Tech Reports


Tractability in Value-based Argumentation

Paul E. Dunne


Value-based argumentation frameworks (VAFs) have proven to be a useful development of Dung's seminal model of argumentation in providing a rational basis for distinguishing mutually incompatible yet individually acceptable sets of arguments. In classifying argument status within value-based frameworks two main decision problems arise: subjective acceptance (SBA) and objective acceptance (OBA). These problems have proven to be somewhat resistant to efficient algorithmic approaches (the general cases being NP-complete and coNP-complete) even when very severe limitations are placed on the structure of the supporting Dung-style framework.

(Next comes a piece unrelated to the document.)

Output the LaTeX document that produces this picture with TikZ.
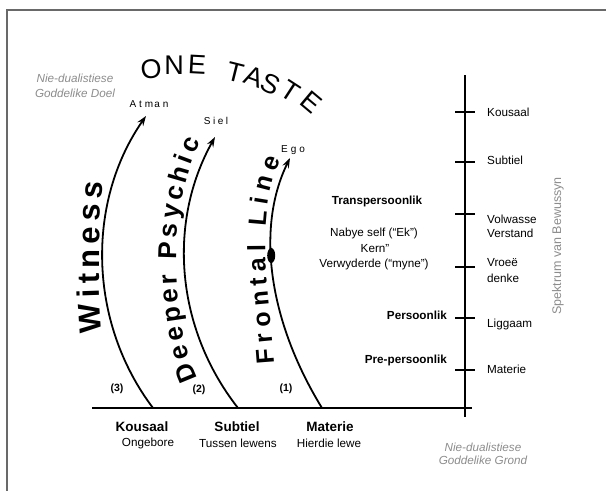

Although using the number of values (k) represented within a given VAF leads to fixed parameter tractable (FPT) methods, these are not entirely satisfactory: the rate of growth of the parameter function (k!) making such methods unacceptable in cases where k is moderately large, e.g. k>=20. In this paper we consider an alternative approach to the development of practical algorithms in value-based argumentation. In particular cases this leads to polynomial (in |X|) methods, i.e. irrespective of the value of k. More general examples are shown to be decidable in O(f(k)|X|^2) steps where f(k)=o(k!) resulting in worst-case run times that significantly improve upon enumerating all value orderings.